CARACAS (Reuters) – The United Nations Office for Coordination for Humanitarian Affairs has halted programs in Venezuela that provide cash transfers to the poor via local nonprofit organizations, according to five people familiar with the matter.
The U.N. office known as OCHA is now asking the government of President Nicolas Maduro to establish clear rules regarding cash transfers, according to a U.N. letter circulating on social media whose veracity was confirmed by three sources.
“Given the lack of clarity regarding the institutional banking/financial framework with respect to the Program of Monetary Transfers, we see the need to temporarily suspend cash transfers,” reads the letter.
OCHA and Venezuela’s information ministry did not reply to requests for comment.

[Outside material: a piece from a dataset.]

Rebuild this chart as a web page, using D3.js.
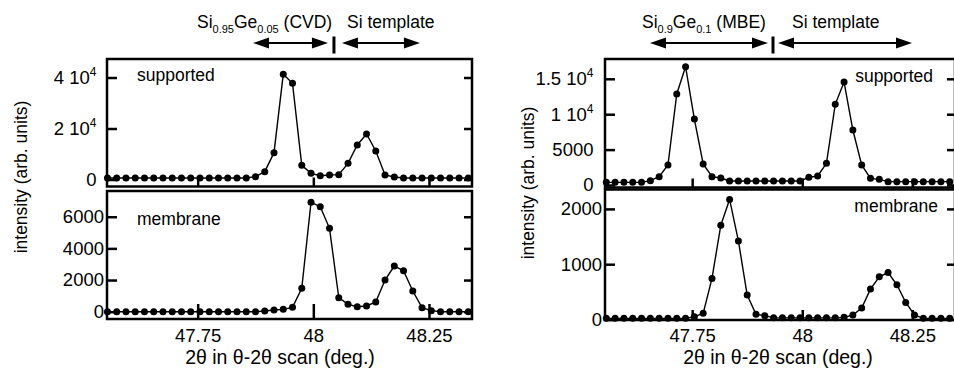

The decision follows Venezuela’s detention of five members of HIV-prevention organization Blue Positive who now face charges including criminal association and money laundering, according to local media reports.

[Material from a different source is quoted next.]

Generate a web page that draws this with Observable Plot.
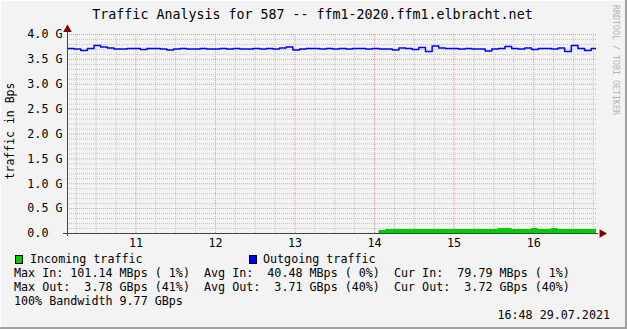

Blue Positive was not part of the OCHA cash transfer programs, according to the sources.
But the detentions followed a spate of police raids on nonprofit organizations, which the United Nations High Commission on Human Rights described as “disconcerting” in a statement earlier this month that called on Venezuela to stop harassing aid workers.
In its 2020 Humanitarian Response Plan, OCHA said it expected to provide $57.8 million to 32 Venezuelan organizations for distribution via cash transfers, seeking to provide relief for the country’s ongoing humanitarian and economic crises.

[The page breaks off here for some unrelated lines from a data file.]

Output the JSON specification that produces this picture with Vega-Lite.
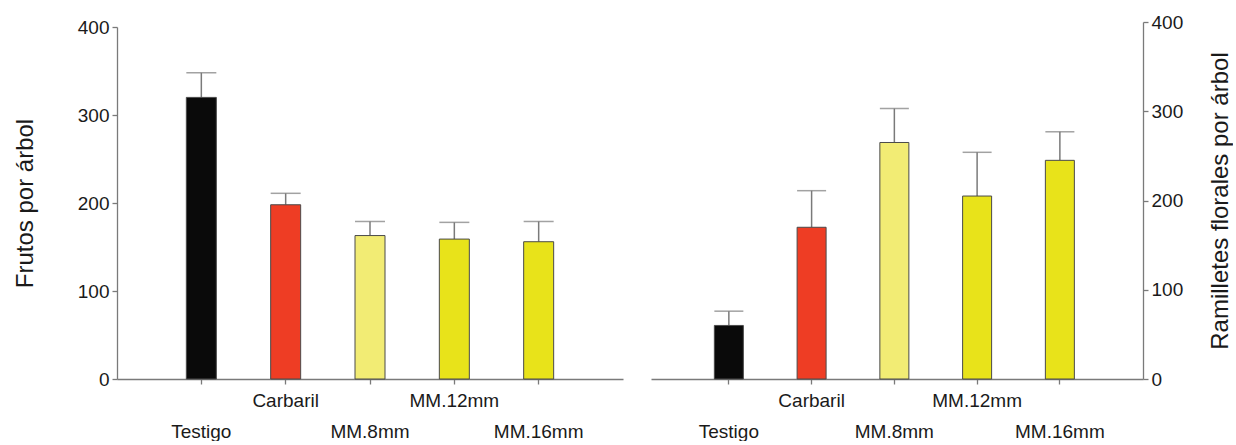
{
  "$schema": "https://vega.github.io/schema/vega-lite/v6.json",
  "padding": {"left": 13, "top": 13, "right": 0, "bottom": 0},
  "background": "white",
  "datasets": {
    "frutos": [
      {"tratamiento": "Testigo", "media": 320, "superior": 348},
      {"tratamiento": "Carbaril", "media": 198, "superior": 211},
      {"tratamiento": "MM.8mm", "media": 163, "superior": 179},
      {"tratamiento": "MM.12mm", "media": 159, "superior": 178},
      {"tratamiento": "MM.16mm", "media": 156, "superior": 179}
    ],
    "ramilletes": [
      {"tratamiento": "Testigo", "media": 60, "superior": 76},
      {"tratamiento": "Carbaril", "media": 170, "superior": 211},
      {"tratamiento": "MM.8mm", "media": 265, "superior": 303},
      {"tratamiento": "MM.12mm", "media": 205, "superior": 254},
      {"tratamiento": "MM.16mm", "media": 245, "superior": 277}
    ]
  },
  "config": {
    "font": "Liberation Sans",
    "view": {"stroke": null},
    "concat": {"spacing": 28},
    "axis": {
      "domainColor": "#7a7a7a",
      "domainWidth": 1.3,
      "tickColor": "#7a7a7a",
      "tickWidth": 1.3,
      "tickSize": 5,
      "grid": false,
      "labelColor": "#1a1a1a",
      "labelFontSize": 19,
      "titleColor": "#1a1a1a",
      "titleFontSize": 24,
      "titleFontWeight": "normal"
    }
  },
  "hconcat": [
    {
      "width": 506,
      "height": 357,
      "data": {"name": "frutos"},
      "encoding": {
        "x": {
          "field": "tratamiento",
          "type": "nominal",
          "sort": null,
          "scale": {"paddingInner": 0.644, "paddingOuter": 0.822},
          "axis": {
            "title": null,
            "labelAngle": 0,
            "labelBaseline": "top",
            "labelPadding": {"condition": {"test": "round(datum.index*4) % 2 == 0", "value": 38}, "value": 7.6}
          }
        }
      },
      "layer": [
        {
          "mark": {"type": "rule", "color": "#7a7a7a", "strokeWidth": 1.5},
          "encoding": {
            "y": {"field": "media", "type": "quantitative", "scale": {"domain": [0, 400], "range": [357, 5]}},
            "y2": {"field": "superior"}
          }
        },
        {
          "mark": {"type": "tick", "orient": "horizontal", "size": 30, "thickness": 1.5, "color": "#7a7a7a"},
          "encoding": {
            "y": {"field": "superior", "type": "quantitative"}
          }
        },
        {
          "mark": {"type": "bar", "width": 30, "stroke": "#4a4a4a", "strokeWidth": 1},
          "encoding": {
            "y": {
              "field": "media",
              "type": "quantitative",
              "scale": {"domain": [0, 400], "range": [357, 5]},
              "axis": {"title": "Frutos por árbol", "values": [0, 100, 200, 300, 400], "titlePadding": 40, "labelPadding": 3}
            },
            "color": {
              "field": "tratamiento",
              "type": "nominal",
              "scale": {"domain": ["Testigo", "Carbaril", "MM.8mm", "MM.12mm", "MM.16mm"], "range": ["#0a0a0a", "#ee3d24", "#f2ec74", "#e8e31a", "#e8e31a"]},
              "legend": null
            }
          }
        }
      ]
    },
    {
      "width": 492,
      "height": 357,
      "data": {"name": "ramilletes"},
      "encoding": {
        "x": {
          "field": "tratamiento",
          "type": "nominal",
          "sort": null,
          "scale": {"paddingInner": 0.65, "paddingOuter": 0.7976, "align": 0.48},
          "axis": {
            "title": null,
            "labelAngle": 0,
            "labelBaseline": "top",
            "labelPadding": {"condition": {"test": "round(datum.index*4) % 2 == 0", "value": 38}, "value": 7.6}
          }
        }
      },
      "layer": [
        {
          "mark": {"type": "rule", "color": "#7a7a7a", "strokeWidth": 1.5},
          "encoding": {
            "y": {"field": "media", "type": "quantitative", "scale": {"domain": [0, 400]}},
            "y2": {"field": "superior"}
          }
        },
        {
          "mark": {"type": "tick", "orient": "horizontal", "size": 29, "thickness": 1.5, "color": "#7a7a7a"},
          "encoding": {
            "y": {"field": "superior", "type": "quantitative"}
          }
        },
        {
          "mark": {"type": "bar", "width": 29, "stroke": "#4a4a4a", "strokeWidth": 1},
          "encoding": {
            "y": {
              "field": "media",
              "type": "quantitative",
              "scale": {"domain": [0, 400]},
              "axis": {"orient": "right", "title": "Ramilletes florales por árbol", "titleAngle": 270, "titleBaseline": "top", "values": [0, 100, 200, 300, 400], "titlePadding": 26, "labelPadding": 3}
            },
            "color": {
              "field": "tratamiento",
              "type": "nominal",
              "scale": {"domain": ["Testigo", "Carbaril", "MM.8mm", "MM.12mm", "MM.16mm"], "range": ["#0a0a0a", "#ee3d24", "#f2ec74", "#e8e31a", "#e8e31a"]},
              "legend": null
            }
          }
        }
      ]
    }
  ]
}
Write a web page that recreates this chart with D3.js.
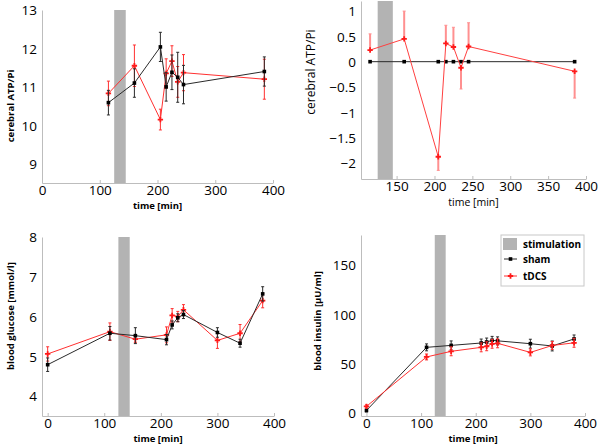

Relief organizations worldwide are moving toward cash transfers to help poor citizens meet basic needs such as acquiring food while cutting costs associated with delivering supplies themselves.
But Maduro’s government has been suspicious of foreign aid.
Opposition leader Juan Guaido last year created a program that made several monthly deposits of $100 to a group of health workers using funds seized in the United States, angering ruling Socialist Party officials.
Local minimum wage for most of 2020 was around $1 per month.